Years of agricultural supports have weakened competitiveness

Kulnathee Suparathcapun grows EU-certified organic rice in Thailand's Nakhon Pathom Province.

BANGKOK -- From organic crops to modern technologies, Thailand's farmers seek new ways to carve out a place in the global market. But the kind of painful reforms the country desperately needs are slow to come, with the government wary of alienating a key political bloc.

Organic Thai rice recently began appearing at high-end supermarkets in Luxembourg, whose per-capita gross domestic product was a world leader in 2015 at $103,000. The grains, grown in Thailand's central Nakhon Pathom Province without pesticides or chemical fertilizers, have half the yield of regular rice but fetch 10 times the price.

"We won't survive unless we farmers try new things and add value to our crops," said Kulnathee Suparathcapun, a 44-year-old who grows this special rice.

Only around 60 Thai producers have achieved the notoriously difficult feat of gaining organic certification from the European Union. It took Kulnathee's family 10 years to start exporting.

Cooking up policies in kitchen of the world

Branding is not the only change on the horizon. Japanese agricultural machinery maker Kubota began training about 100 rice farmers in northeastern Thailand four years ago on the use of farming equipment and fertilizer. Yield has risen up to 40% compared with traditional methods.

Thailand considers itself the kitchen of the world. The country is a leading producer and exporter not only of rice, but also of natural rubber, sugar cane, cassava and other crops. Yet the nation has lost its competitive edge in recent years.

The country was the world's largest exporter of rice for over three decades, but tumbled to third place in 2012 behind India and Vietnam. Though Thailand has defended its top spot in natural rubber, prices are just half what they were three years ago. Low productivity hampers Thailand's agricultural sector, which accounts for 40% of employment but about 10% of GDP -- a weaker ratio than in India or Vietnam.

The problem's roots trace to years of government policies designed to appease farmers. Urban elites once controlled Thailand's political landscape, but Thaksin Shinawatra, who became prime minister in 2001, tightened his hold on power through generous assistance to farming villages. The Thaksin camp dominated at the polls, resulting in a wide rift with the country's conservatives and a reluctance to implement any agricultural reforms that could cost the farm vote.
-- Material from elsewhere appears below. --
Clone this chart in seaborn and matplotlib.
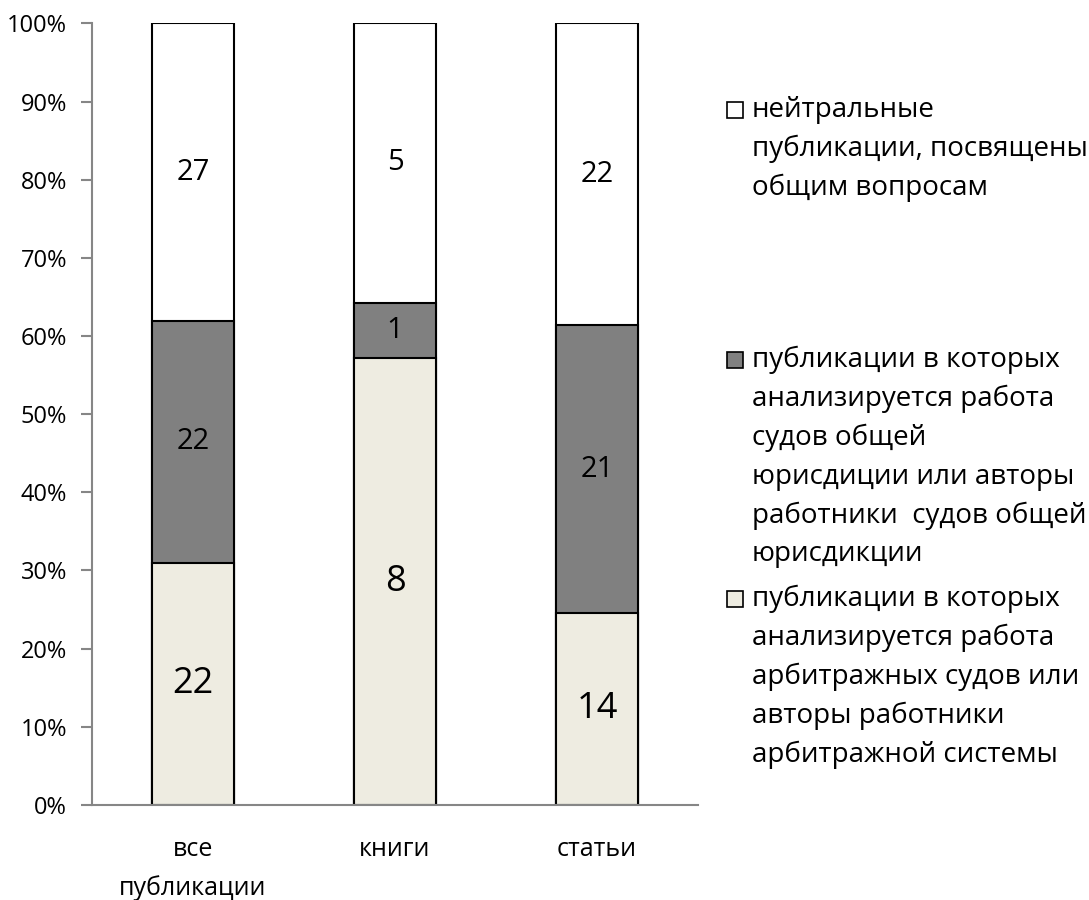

The breaking point came in 2011 with a controversial rice subsidy scheme introduced by Thaksin's sister, then-Prime Minister Yingluck Shinawatra. The government effectively bought the grains for 50% more than the market price, which led to higher prices, lower quality and reduced competitiveness in exports.

Prime Minister Prayuth Chan-ocha, who heads the military-led government formed following a 2014 coup, had slammed Yingluck for pork-barrel politics. But when farmers threatened a large-scale protest in 2016 after the price of high-quality rice sank to a 10-year low, he quickly approved roughly 50 billion baht ($1.39 billion at current rates) in interest-free loans. Farmers use rice as collateral, which means the government is effectively buying the grains at roughly 20% over market price -- little different from what Yingluck had done.

Reversal of labor

The handouts have produced another unexpected effect. The farming population, which had declined since the 1990s, grew 4% -- or by 550,000 -- in 2012, according to the Thai central bank.

"Lavish handouts have stemmed the shift of labor into urban manufacturers and weighed down Thailand's industrial competitiveness," said Akio Egawa at Momoyama Gakuin University.

Prayuth said in November that he aimed for a sixfold increase in the average farmer's income to an annual 390,000 baht within the next 20 years. He is encouraging small farmers to join hands in order to scale up, as well as a shift to more profitable crops. But the prime minister is hesitant to take on painful reforms, like an output cut.

Even the military government cannot ignore the agricultural vote. But Thailand must change its inefficient farming practices if the country is to escape the middle-income trap.